Nowadays platforms are taken much more seriously which is why the new Microsoft Kin ‘socialphones’ are getting a bit of a drubbing from the critics. The problem is they don’t appear to have (or want) one.

I suspect the pre-teens and teens Microsoft wants to buy these devices probably won't consider whether the Kin is part of any bigger software picture. It doesn’t run on a platform - Windows Phone 7 to those who care - and comes with its own mysterious OS.

Developed by partner Sharp, there’s a Kin One and a Kin Two. The differences are the usual ones of memory, screen size, camera resolution, but before mentioning the negatives, let’s focus on the positives.

Both have cameras with usable resolutions, five and eight megapixels, the Two also having the suddenly quite trendy ability to shoot HD video for YouTubery, plus flash and image stabilisation. Both run on Nvidia’s Tegra processor and bear a passing resemblance to the ill-starred T-Mobile SideKick.

The real target is users who want to see what’s happening on Facebook, MySpace, Twitter, and Windows Live, and the Kin will also integrate with the Zune music portal nobody seems to bother with.

What you don’t get is third-party apps (or any apps beyond those on offer with the device), and no Flash or Silverlight support, but this probably isn’t a phone for web browsing. The Kins do support Twitter, but oddly not for photo or video sharing, and have no instant messaging app, surely the best pick-up app ever thought of for the perpetually shy.

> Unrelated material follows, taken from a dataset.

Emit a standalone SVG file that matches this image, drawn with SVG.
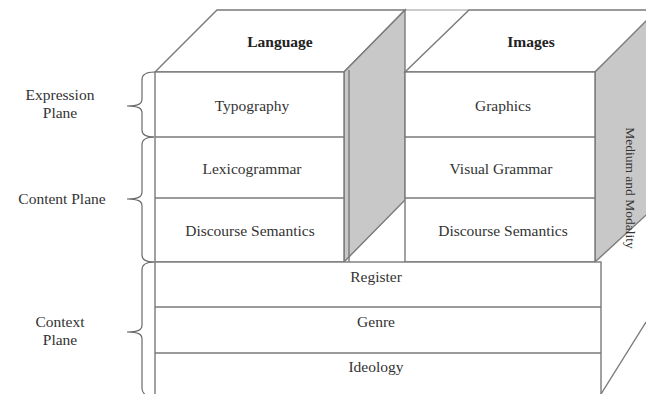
<svg xmlns="http://www.w3.org/2000/svg" width="646" height="394" viewBox="0 0 646 394">
<style>
.ln{fill:none;stroke:#7a7a7a;stroke-width:1.4}
.face{fill:#fff;stroke:#7a7a7a;stroke-width:1.4}
.side{fill:#c8c8c8;stroke:#7a7a7a;stroke-width:1.4}
.br{fill:none;stroke:#6a6a6a;stroke-width:1.2}
text{font-family:"Liberation Serif","Times New Roman",serif;font-size:15.5px;fill:#333;text-anchor:middle}
.b{font-weight:bold;fill:#222}
</style>
<rect width="646" height="394" fill="#fff"/>
<g id="language">
  <polygon class="face" points="155,72 217,10 405,10 344,72"/>
  <polygon class="side" points="344,72 405,10 405,200 344,262"/>
  <line class="ln" x1="349" y1="70" x2="349" y2="262"/>
  <rect class="face" x="155" y="72" width="189" height="190"/>
  <line class="ln" x1="155" y1="137" x2="344" y2="137"/>
  <line class="ln" x1="155" y1="198" x2="344" y2="198"/>
  <text class="b" x="280" y="47">Language</text>
  <text x="252" y="111">Typography</text>
  <text x="252" y="174">Lexicogrammar</text>
  <text x="250" y="236">Discourse Semantics</text>
</g>
<g id="images">
  <line class="ln" x1="405" y1="10" x2="469" y2="10" stroke-opacity="0.5"/>
  <polygon class="face" points="405,72 469,10 660,10 595,72"/>
  <polygon class="side" points="595,72 657,10 657,205 595,262"/>
  <rect class="face" x="405" y="72" width="190" height="190"/>
  <line class="ln" x1="405" y1="137" x2="595" y2="137"/>
  <line class="ln" x1="405" y1="198" x2="595" y2="198"/>
  <text class="b" x="531" y="47">Images</text>
  <text x="503" y="111">Graphics</text>
  <text x="501" y="174">Visual Grammar</text>
  <text x="503" y="236">Discourse Semantics</text>
  <text transform="translate(626,188) rotate(90)" style="font-size:13.5px">Medium and Modality</text>
</g>
<g id="context">
  <rect class="face" x="155" y="262" width="446" height="150"/>
  <line class="ln" x1="155" y1="307" x2="601" y2="307"/>
  <line class="ln" x1="155" y1="353" x2="601" y2="353"/>
  <line class="ln" x1="601" y1="394" x2="646" y2="322"/>
  <text x="376" y="282">Register</text>
  <text x="376" y="327">Genre</text>
  <text x="376" y="372">Ideology</text>
</g>
<g id="connectors">
  <path class="br" d="M154,72 C146,72 142,74 142,80 L142,99 C142,104 138,106 127,106 C138,106 142,108 142,113 L142,130 C142,135 146,137 154,137"/>
  <path class="br" d="M154,137 C146,137 142,139 142,145 L142,192 C142,197 138,199 127,199 C138,199 142,201 142,206 L142,255 C142,260 146,262 154,262"/>
  <path class="br" d="M154,262 C146,262 142,264 142,270 L142,325 C142,330 138,332 127,332 C138,332 142,334 142,339 L142,388 C142,394 146,396 154,397"/>
</g>
<g id="plane-labels">
  <text x="60" y="100">Expression</text>
  <text x="60" y="118">Plane</text>
  <text x="62" y="204">Content Plane</text>
  <text x="60" y="327">Context</text>
  <text x="60" y="345">Plane</text>
</g>
</svg>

You can see a market for this device, but it’s hard to account for what’s missing, which is where the market is going. People don’t just want social networking, even the term is out-of-date. The iPhone has become the desired model for such devices because it has a hoard of clever apps that have adults reaching compulsively for their plastic.

It's a 'socialphone', Microsoft says, at a time when all phones are expected to be social.

Or perhaps this is why it’s a great device. It will be cheap, pre-teens don’t have the money to bust cards anyway, and it’s simple. It does a few things moderately well without over-stretching itself to be part of the whole dreaded platform thing.

This is Fisher-Price computing at its best, or worse, depending on which way you look at it, but let's not dismiss its appeal or sales potential.